Task prompt: Would you transcribe the whole listing exactly, minus its pictures?

Source material:
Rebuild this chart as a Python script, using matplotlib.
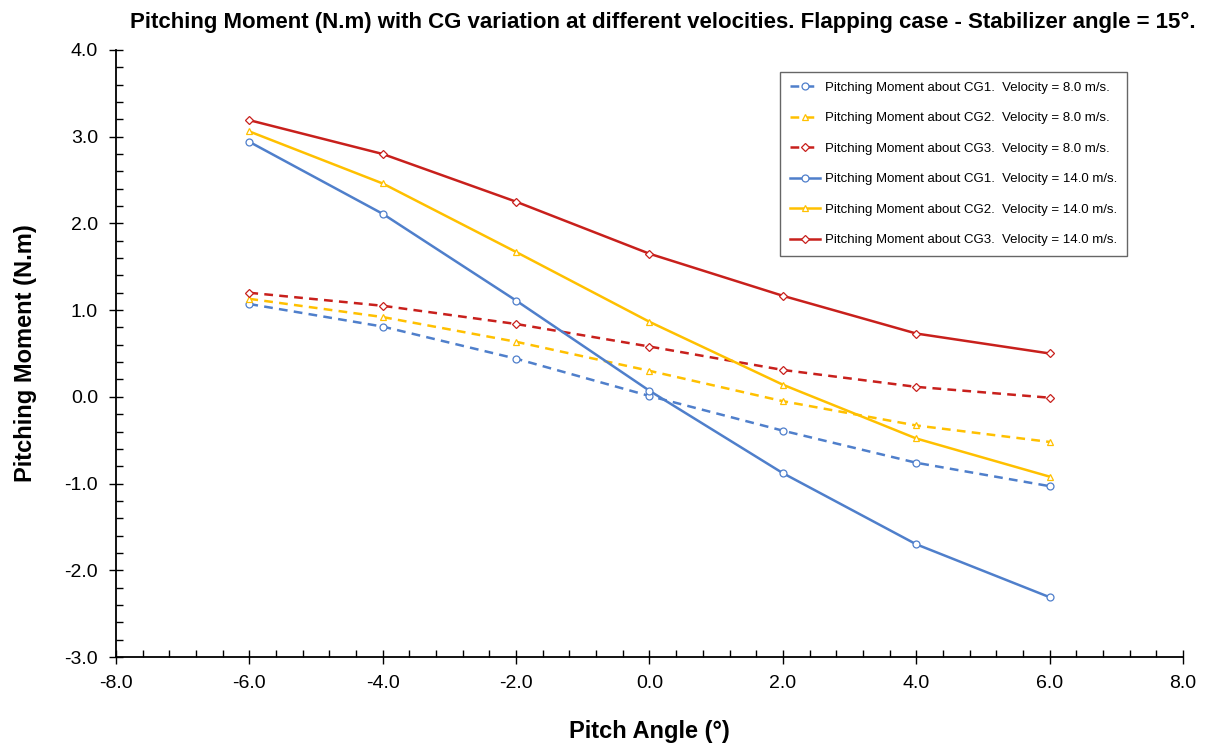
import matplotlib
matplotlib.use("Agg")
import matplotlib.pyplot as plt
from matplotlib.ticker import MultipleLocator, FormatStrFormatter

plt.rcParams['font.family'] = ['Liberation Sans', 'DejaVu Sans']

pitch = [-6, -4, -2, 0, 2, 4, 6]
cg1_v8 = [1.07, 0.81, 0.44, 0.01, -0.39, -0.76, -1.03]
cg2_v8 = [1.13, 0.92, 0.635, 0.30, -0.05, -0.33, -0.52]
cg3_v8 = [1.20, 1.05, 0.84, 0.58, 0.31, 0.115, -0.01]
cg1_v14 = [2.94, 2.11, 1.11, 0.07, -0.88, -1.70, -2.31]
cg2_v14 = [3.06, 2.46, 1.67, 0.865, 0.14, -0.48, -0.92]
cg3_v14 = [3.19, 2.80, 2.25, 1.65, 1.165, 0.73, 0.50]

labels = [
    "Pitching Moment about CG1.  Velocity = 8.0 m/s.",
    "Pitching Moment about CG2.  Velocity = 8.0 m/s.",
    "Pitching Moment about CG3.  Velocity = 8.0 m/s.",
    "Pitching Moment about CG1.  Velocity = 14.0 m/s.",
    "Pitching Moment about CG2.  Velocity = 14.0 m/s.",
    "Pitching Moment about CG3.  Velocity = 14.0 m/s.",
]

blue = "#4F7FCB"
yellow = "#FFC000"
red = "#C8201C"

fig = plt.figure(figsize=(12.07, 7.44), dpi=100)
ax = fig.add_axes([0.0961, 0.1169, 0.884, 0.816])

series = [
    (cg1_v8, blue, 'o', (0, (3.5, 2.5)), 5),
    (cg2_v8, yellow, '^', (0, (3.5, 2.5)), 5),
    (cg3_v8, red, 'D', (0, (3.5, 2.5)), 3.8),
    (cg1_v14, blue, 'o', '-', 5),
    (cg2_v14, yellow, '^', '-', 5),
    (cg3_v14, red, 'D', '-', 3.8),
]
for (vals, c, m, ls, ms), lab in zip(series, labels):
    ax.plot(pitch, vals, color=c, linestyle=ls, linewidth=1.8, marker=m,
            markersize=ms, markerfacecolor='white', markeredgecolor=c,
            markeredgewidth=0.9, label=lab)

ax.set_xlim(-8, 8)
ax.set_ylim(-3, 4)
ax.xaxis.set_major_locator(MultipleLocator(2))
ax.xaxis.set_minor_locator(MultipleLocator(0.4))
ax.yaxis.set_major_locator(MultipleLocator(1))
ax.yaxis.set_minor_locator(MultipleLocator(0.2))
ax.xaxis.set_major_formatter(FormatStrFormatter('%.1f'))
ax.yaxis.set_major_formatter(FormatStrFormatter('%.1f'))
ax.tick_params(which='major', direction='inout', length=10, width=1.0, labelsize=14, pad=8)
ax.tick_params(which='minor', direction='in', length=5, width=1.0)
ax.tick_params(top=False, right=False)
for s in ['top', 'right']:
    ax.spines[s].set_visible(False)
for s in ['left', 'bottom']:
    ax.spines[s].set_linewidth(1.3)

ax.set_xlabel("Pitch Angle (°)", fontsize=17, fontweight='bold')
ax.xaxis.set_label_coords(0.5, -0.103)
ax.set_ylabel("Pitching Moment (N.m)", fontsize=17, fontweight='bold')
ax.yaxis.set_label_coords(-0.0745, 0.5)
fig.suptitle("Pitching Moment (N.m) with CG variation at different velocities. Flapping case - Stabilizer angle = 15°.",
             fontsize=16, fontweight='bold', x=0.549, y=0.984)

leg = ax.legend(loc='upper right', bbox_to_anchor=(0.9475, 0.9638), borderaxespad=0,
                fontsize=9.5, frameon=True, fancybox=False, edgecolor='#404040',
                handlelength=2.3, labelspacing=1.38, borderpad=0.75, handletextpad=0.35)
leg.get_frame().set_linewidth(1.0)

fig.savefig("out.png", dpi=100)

Full response:
Rebuild this chart as a Python script, using matplotlib.
import matplotlib
matplotlib.use("Agg")
import matplotlib.pyplot as plt
from matplotlib.ticker import MultipleLocator, FormatStrFormatter

plt.rcParams['font.family'] = ['Liberation Sans', 'DejaVu Sans']

pitch = [-6, -4, -2, 0, 2, 4, 6]
cg1_v8 = [1.07, 0.81, 0.44, 0.01, -0.39, -0.76, -1.03]
cg2_v8 = [1.13, 0.92, 0.635, 0.30, -0.05, -0.33, -0.52]
cg3_v8 = [1.20, 1.05, 0.84, 0.58, 0.31, 0.115, -0.01]
cg1_v14 = [2.94, 2.11, 1.11, 0.07, -0.88, -1.70, -2.31]
cg2_v14 = [3.06, 2.46, 1.67, 0.865, 0.14, -0.48, -0.92]
cg3_v14 = [3.19, 2.80, 2.25, 1.65, 1.165, 0.73, 0.50]

labels = [
    "Pitching Moment about CG1.  Velocity = 8.0 m/s.",
    "Pitching Moment about CG2.  Velocity = 8.0 m/s.",
    "Pitching Moment about CG3.  Velocity = 8.0 m/s.",
    "Pitching Moment about CG1.  Velocity = 14.0 m/s.",
    "Pitching Moment about CG2.  Velocity = 14.0 m/s.",
    "Pitching Moment about CG3.  Velocity = 14.0 m/s.",
]

blue = "#4F7FCB"
yellow = "#FFC000"
red = "#C8201C"

fig = plt.figure(figsize=(12.07, 7.44), dpi=100)
ax = fig.add_axes([0.0961, 0.1169, 0.884, 0.816])

series = [
    (cg1_v8, blue, 'o', (0, (3.5, 2.5)), 5),
    (cg2_v8, yellow, '^', (0, (3.5, 2.5)), 5),
    (cg3_v8, red, 'D', (0, (3.5, 2.5)), 3.8),
    (cg1_v14, blue, 'o', '-', 5),
    (cg2_v14, yellow, '^', '-', 5),
    (cg3_v14, red, 'D', '-', 3.8),
]
for (vals, c, m, ls, ms), lab in zip(series, labels):
    ax.plot(pitch, vals, color=c, linestyle=ls, linewidth=1.8, marker=m,
            markersize=ms, markerfacecolor='white', markeredgecolor=c,
            markeredgewidth=0.9, label=lab)

ax.set_xlim(-8, 8)
ax.set_ylim(-3, 4)
ax.xaxis.set_major_locator(MultipleLocator(2))
ax.xaxis.set_minor_locator(MultipleLocator(0.4))
ax.yaxis.set_major_locator(MultipleLocator(1))
ax.yaxis.set_minor_locator(MultipleLocator(0.2))
ax.xaxis.set_major_formatter(FormatStrFormatter('%.1f'))
ax.yaxis.set_major_formatter(FormatStrFormatter('%.1f'))
ax.tick_params(which='major', direction='inout', length=10, width=1.0, labelsize=14, pad=8)
ax.tick_params(which='minor', direction='in', length=5, width=1.0)
ax.tick_params(top=False, right=False)
for s in ['top', 'right']:
    ax.spines[s].set_visible(False)
for s in ['left', 'bottom']:
    ax.spines[s].set_linewidth(1.3)

ax.set_xlabel("Pitch Angle (°)", fontsize=17, fontweight='bold')
ax.xaxis.set_label_coords(0.5, -0.103)
ax.set_ylabel("Pitching Moment (N.m)", fontsize=17, fontweight='bold')
ax.yaxis.set_label_coords(-0.0745, 0.5)
fig.suptitle("Pitching Moment (N.m) with CG variation at different velocities. Flapping case - Stabilizer angle = 15°.",
             fontsize=16, fontweight='bold', x=0.549, y=0.984)

leg = ax.legend(loc='upper right', bbox_to_anchor=(0.9475, 0.9638), borderaxespad=0,
                fontsize=9.5, frameon=True, fancybox=False, edgecolor='#404040',
                handlelength=2.3, labelspacing=1.38, borderpad=0.75, handletextpad=0.35)
leg.get_frame().set_linewidth(1.0)

fig.savefig("out.png", dpi=100)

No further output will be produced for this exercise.